News Detail

11/12/2014

School Districts Covet Alum’s Training

School districts and colleges seeking the guidance of a SUNY Cortland graduate’s highly successful consultant group likely will have to get in line.

APL Associates, an instructional organization co-founded by David Perry ’61 and focused on classroom management, has a waiting list of clients that spans nearly two years. But the former early secondary major and longtime educator will speak to science, technology, engineering and mathematics (STEM) teachers at a SUNY Cortland event Saturday, Nov. 15.

The daylong workshop, which takes place at Lime Hollow Center for Environment and Culture, is a follow-up to the College’s Clinically Rich Teacher Preparation Pilot Program. It will bring together STEM teachers from Binghamton High School and recent SUNY Cortland graduates who completed the program in 2013-14.

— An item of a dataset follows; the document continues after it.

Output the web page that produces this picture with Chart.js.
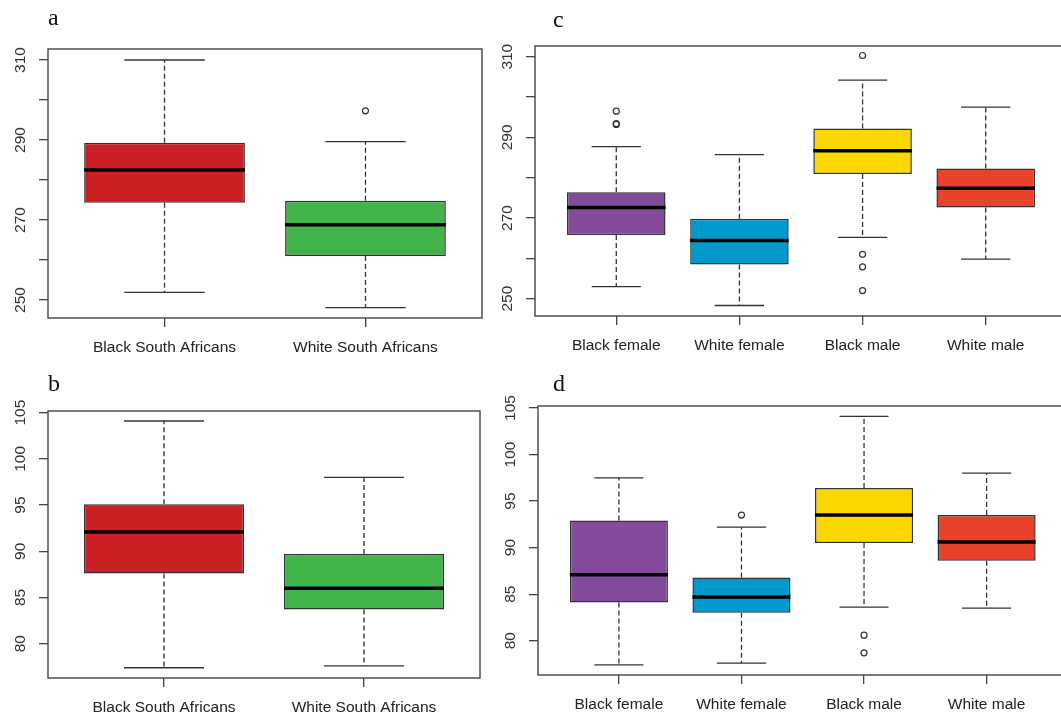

Not surprisingly, the event reached its capacity.

“We do two things basically for teachers,” said Perry, who co-founded APL Associates in 1986. “The first is instructional strategy — research-based practical strategies that are easy to implement and give you results.

“In other words, we know we can get performance scores up.”

APL Associates relies on up to five key strategies for improving test scores, according to Perry.

“It’s pretty easy to do, quite honestly,” he said.

The second major component of his group’s training is behavior management.

“That’s priority one,” he said. “If we can get the students to function effectively and in an appropriate manner, then quite honestly you can be more successful in delivering the content.”

SUNY Cortland’s Clinically Rich program, which was funded by a major grant from the New York State Education Department, took a new approach to bringing future science and mathematics educators to a high-needs, urban district.

Traditionally, adolescence education majors take part in two, eight-week student teaching placements at a middle school and a high school. But for Clinically Rich participants, their teaching training meant spending a full year immersed in observation and “interning” at Binghamton High School with the same mentor teacher.

Angela Pagano, an associate professor of biological sciences, and Mary Gfeller, an associate professor of mathematics, oversaw the program.

Perry’s consultant group, which gets its name from the first letters of its founders’ last names, visits teaching colleges and school districts of all types across the country — urban, rural and even schools located on Native American reservations. He and fellow co-founder Jean Anastasio provide much of the training, but their staff includes educators in states such as Michigan, Nebraska and Pennsylvania.

APL Associates even has branched out to the private sector in training employees at General Electric.

“They found that while their trainers are very knowledgeable when it comes to the content, they were having an awful time trying to deliver it,” Perry said. “People on the receiving end were struggling.”

Prior to his time as managing partner of APL Associates, Perry worked for many years in the Baldwinsville (N.Y.) Central School district as a teacher, principal and coach. He also worked as an assistant professor for two years at SUNY Oswego.

Throughout his career, his training at SUNY Cortland stuck with him.

“No question,” said the former lacrosse player and Kappa fraternity member. “I had a great experience at Cortland.”